Elle a insisté sur l’importance d’un accompagnement institutionnel :
« Les professionnels ne doivent pas rester seuls face à ces dilemmes. Des ressources et des interlocuteurs existent pour les guider, que ce soit au sein du CH La Chartreuse ou via des structures comme l’Ordre des médecins ou la CEDU. »
Le procureur a rappelé que les signalements effectués de bonne foi sont protégés par la loi et qu’il est préférable de transmettre des informations, même partielles, plutôt que de ne pas signaler un danger.
Ressources et contacts utiles
Les intervenants et Audrey PINGAUD, cheffe du Pôle Psychiatrie de l’Enfant et de l’Adolescent, ont présenté plusieurs ressources pour guider les professionnels confrontés à des situations de danger ou de maltraitance :
-
La Cellule Départementale de l’Enfance en Danger et Urgences (CEDU)

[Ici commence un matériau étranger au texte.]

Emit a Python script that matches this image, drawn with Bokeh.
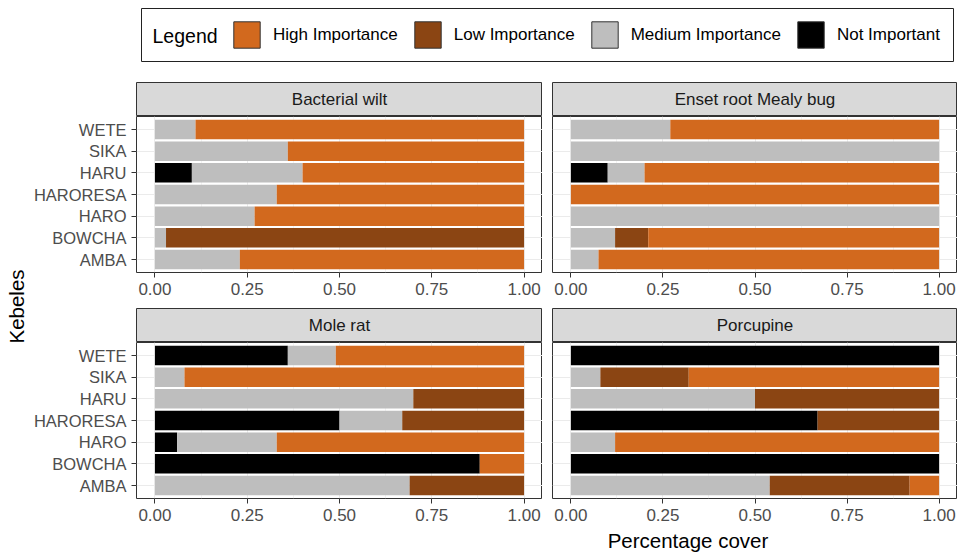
import math
from bokeh.plotting import figure
from bokeh.layouts import column, row
from bokeh.models import (ColumnDataSource, Range1d, FixedTicker, Legend,
                          LegendItem, Label)
from bokeh.embed import file_html
from bokeh.resources import INLINE

# ---------------- data ----------------
kebeles = ["AMBA", "BOWCHA", "HARO", "HARORESA", "HARU", "SIKA", "WETE"]
levels = ["Not Important", "Medium Importance", "Low Importance", "High Importance"]
legend_order = ["High Importance", "Low Importance", "Medium Importance", "Not Important"]
level_colors = ["#000000", "#BEBEBE", "#8B4513", "#D2691E"]

x_ticks = [0.0, 0.25, 0.5, 0.75, 1.0]
x_tick_labels = ["0.00", "0.25", "0.50", "0.75", "1.00"]
x_minor_ticks = [0.125, 0.375, 0.625, 0.875]

# Bacterial wilt
bw_not = [0.00, 0.00, 0.00, 0.00, 0.10, 0.00, 0.00]
bw_med = [0.23, 0.03, 0.27, 0.33, 0.30, 0.36, 0.11]
bw_low = [0.00, 0.97, 0.00, 0.00, 0.00, 0.00, 0.00]
bw_high = [0.77, 0.00, 0.73, 0.67, 0.60, 0.64, 0.89]

# Enset root Mealy bug
en_not = [0.00, 0.00, 0.00, 0.00, 0.10, 0.00, 0.00]
en_med = [0.075, 0.12, 1.00, 0.00, 0.10, 1.00, 0.27]
en_low = [0.00, 0.09, 0.00, 0.00, 0.00, 0.00, 0.00]
en_high = [0.925, 0.79, 0.00, 1.00, 0.80, 0.00, 0.73]

# Mole rat
mr_not = [0.00, 0.88, 0.06, 0.50, 0.00, 0.00, 0.36]
mr_med = [0.69, 0.00, 0.27, 0.17, 0.70, 0.08, 0.13]
mr_low = [0.31, 0.00, 0.00, 0.33, 0.30, 0.00, 0.00]
mr_high = [0.00, 0.12, 0.67, 0.00, 0.00, 0.92, 0.51]

# Porcupine
po_not = [0.00, 1.00, 0.00, 0.67, 0.00, 0.00, 1.00]
po_med = [0.54, 0.00, 0.12, 0.00, 0.50, 0.08, 0.00]
po_low = [0.38, 0.00, 0.00, 0.33, 0.50, 0.24, 0.00]
po_high = [0.08, 0.00, 0.88, 0.00, 0.00, 0.68, 0.00]

panel_titles = ["Bacterial wilt", "Enset root Mealy bug", "Mole rat", "Porcupine"]
panel_data = [
    [bw_not, bw_med, bw_low, bw_high],
    [en_not, en_med, en_low, en_high],
    [mr_not, mr_med, mr_low, mr_high],
    [po_not, po_med, po_low, po_high],
]

FONT = "Liberation Sans"
GRID = "#EBEBEB"
BORDER = "#333333"
ypos = list(range(1, len(kebeles) + 1))
color_of = dict(zip(levels, level_colors))


def make_panel(series, show_y, bottom_row):
    w = 512 if show_y else 415
    h = 184 if bottom_row else 192
    p = figure(width=w, height=h, title=None, output_backend="svg",
               toolbar_location=None,
               x_range=Range1d(-0.05, 1.05), y_range=Range1d(0.4, 7.6),
               min_border_left=106 if show_y else 10, min_border_right=0,
               min_border_top=0, min_border_bottom=28 if bottom_row else 36,
               y_axis_location="left" if show_y else None,
               background_fill_color="white", border_fill_color="white",
               outline_line_color=BORDER, outline_line_width=1)
    data = {"y": ypos}
    for lvl, vals in zip(levels, series):
        data[lvl] = vals
    src = ColumnDataSource(data)
    p.hbar_stack(levels, y="y", height=0.9, source=src,
                 fill_color=level_colors, line_color=None)

    p.xaxis.ticker = FixedTicker(ticks=x_ticks, minor_ticks=x_minor_ticks)
    p.xaxis.major_label_overrides = dict(zip(x_ticks, x_tick_labels))
    p.xaxis.axis_line_color = None
    p.xaxis.major_tick_line_color = BORDER
    p.xaxis.major_tick_out = 5
    p.xaxis.major_tick_in = 0
    p.xaxis.minor_tick_line_color = None
    p.xaxis.major_label_standoff = 5
    p.xaxis.major_label_text_font = FONT
    p.xaxis.major_label_text_font_size = "17px"
    p.xaxis.major_label_text_color = "#4D4D4D"

    p.xgrid.grid_line_color = GRID
    p.xgrid.grid_line_width = 1
    p.xgrid.minor_grid_line_color = GRID
    p.xgrid.minor_grid_line_width = 0.6
    p.ygrid.ticker = FixedTicker(ticks=ypos)
    p.ygrid.grid_line_color = GRID
    p.ygrid.grid_line_width = 1

    if show_y:
        p.yaxis.ticker = FixedTicker(ticks=ypos)
        p.yaxis.major_label_overrides = dict(zip(ypos, kebeles))
        p.yaxis.axis_line_color = None
        p.yaxis.major_tick_line_color = BORDER
        p.yaxis.major_tick_out = 5
        p.yaxis.major_tick_in = 0
        p.yaxis.minor_tick_line_color = None
        p.yaxis.major_label_standoff = 5
        p.yaxis.major_label_text_font = FONT
        p.yaxis.major_label_text_font_size = "16.5px"
        p.yaxis.major_label_text_color = "#4D4D4D"
    return p


def make_strip(text, show_y):
    w = 512 if show_y else 415
    s = figure(width=w, height=34, title=None, output_backend="svg",
               toolbar_location=None, x_axis_type=None, y_axis_type=None,
               x_range=Range1d(0, 1), y_range=Range1d(0, 1),
               min_border_left=106 if show_y else 10, min_border_right=0,
               min_border_top=0, min_border_bottom=0,
               background_fill_color="#D9D9D9", border_fill_color="white",
               outline_line_color=BORDER, outline_line_width=1)
    s.add_layout(Label(x=0.5, y=0.5, text=text, text_align="center",
                       text_baseline="middle", text_font=FONT,
                       text_font_size="17px", text_color="#1A1A1A"))
    return s


# ---------------- legend ----------------
lg = figure(width=957, height=82, title=None, output_backend="svg",
            toolbar_location=None, x_axis_type=None, y_axis_type=None,
            x_range=Range1d(0, 1), y_range=Range1d(0, 1),
            min_border_left=141, min_border_right=4, min_border_top=8,
            min_border_bottom=21, outline_line_color="#222222",
            outline_line_width=1, background_fill_color="white",
            border_fill_color="white")
# zero-size proxy bars: they only provide the legend keys
key_src = ColumnDataSource(dict(y=[0.0], left=[0.0], right=[0.0]))
items = []
for lvl in legend_order:
    r = lg.hbar(y="y", left="left", right="right", height=0.0,
                source=key_src, fill_color=color_of[lvl],
                line_color="#333333", line_width=1)
    items.append(LegendItem(label=lvl, renderers=[r]))
leg = Legend(items=items, orientation="horizontal", location=(89, 10),
             glyph_width=33, glyph_height=33, label_standoff=10, spacing=13,
             padding=0, margin=0, border_line_alpha=0,
             background_fill_alpha=0, label_text_font=FONT,
             label_text_font_size="17px", label_text_color="black")
lg.add_layout(leg)
lg.add_layout(Label(x=11, y=26, x_units="screen", y_units="screen",
                    text="Legend", text_baseline="middle", text_font=FONT,
                    text_font_size="19.5px", text_color="black"))

# ---------------- panels ----------------
strips = [make_strip(t, i % 2 == 0) for i, t in enumerate(panel_titles)]
panels = [make_panel(d, i % 2 == 0, i >= 2) for i, d in enumerate(panel_data)]

# y title
yt = figure(width=30, height=444, title=None, output_backend="svg",
            toolbar_location=None, x_axis_type=None, y_axis_type=None,
            x_range=Range1d(0, 1), y_range=Range1d(0, 1), min_border=0,
            outline_line_color=None, background_fill_color="white",
            border_fill_color="white")
yt.add_layout(Label(x=16, y=220, x_units="screen", y_units="screen",
                    text="Kebeles", angle=math.pi / 2, text_align="center",
                    text_baseline="middle", text_font=FONT,
                    text_font_size="20.5px", text_color="black"))

# x title
xt = figure(width=957, height=27, title=None, output_backend="svg",
            toolbar_location=None, x_axis_type=None, y_axis_type=None,
            x_range=Range1d(0, 1), y_range=Range1d(0, 1), min_border=0,
            outline_line_color=None, background_fill_color="white",
            border_fill_color="white")
xt.add_layout(Label(x=546.5, y=13.5, x_units="screen", y_units="screen",
                    text="Percentage cover", text_align="center",
                    text_baseline="middle", text_font=FONT,
                    text_font_size="20.5px", text_color="black"))

layout = column(
    lg,
    row(yt,
        column(strips[0], panels[0], strips[2], panels[2]),
        column(strips[1], panels[1], strips[3], panels[3])),
    xt,
)

open("out.html", "w").write(file_html(layout, INLINE, title="Kebeles"))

📍 1 rue Joseph Tissot, 21035 Dijon
📞 0800 101 119 | ✉️ enfanceendanger@cotedor.fr
👉 Comment signaler un enfant en danger ? -
Le 119 – Allô Enfance en Danger
Une ligne nationale pour signaler tout enfant en danger ou en risque de danger, ouverte 24h/24 et gratuite. -
L’Ordre des médecins
👉 Guides pratiques et ressources en ligne -
Charlotte GIRAULT, responsable des Affaires générales, juridiques et des relations avec les usagers, pour les professionnels du CH La Chartreuse
Ces ressources visent à accompagner les professionnels dans leurs démarches et à lever les doutes qu’ils pourraient rencontrer.
Un engagement collectif pour la protection de l’enfance
À l’issue du Caf&Doc’, les participants ont pu assister à une criée publique de mots collectés les semaines précédentes auprès d’enfants et d’adolescents sur la thématique des droits de l’enfant. Ces textes ont été déclamés par la Cie Les Écorchés. Les participants ont également été invités à visiter l’exposition Dessine-moi le Droit mise à disposition par Educadroit et le défenseur des droits, visible toute la semaine au Centre de Documentation du CH La Chartreuse.
Ce Caf&Doc’, organisé dans le cadre de la Semaine des Droits de l’Enfant, témoigne de l’engagement du CH La Chartreuse pour sensibiliser et accompagner les professionnels dans la protection des enfants.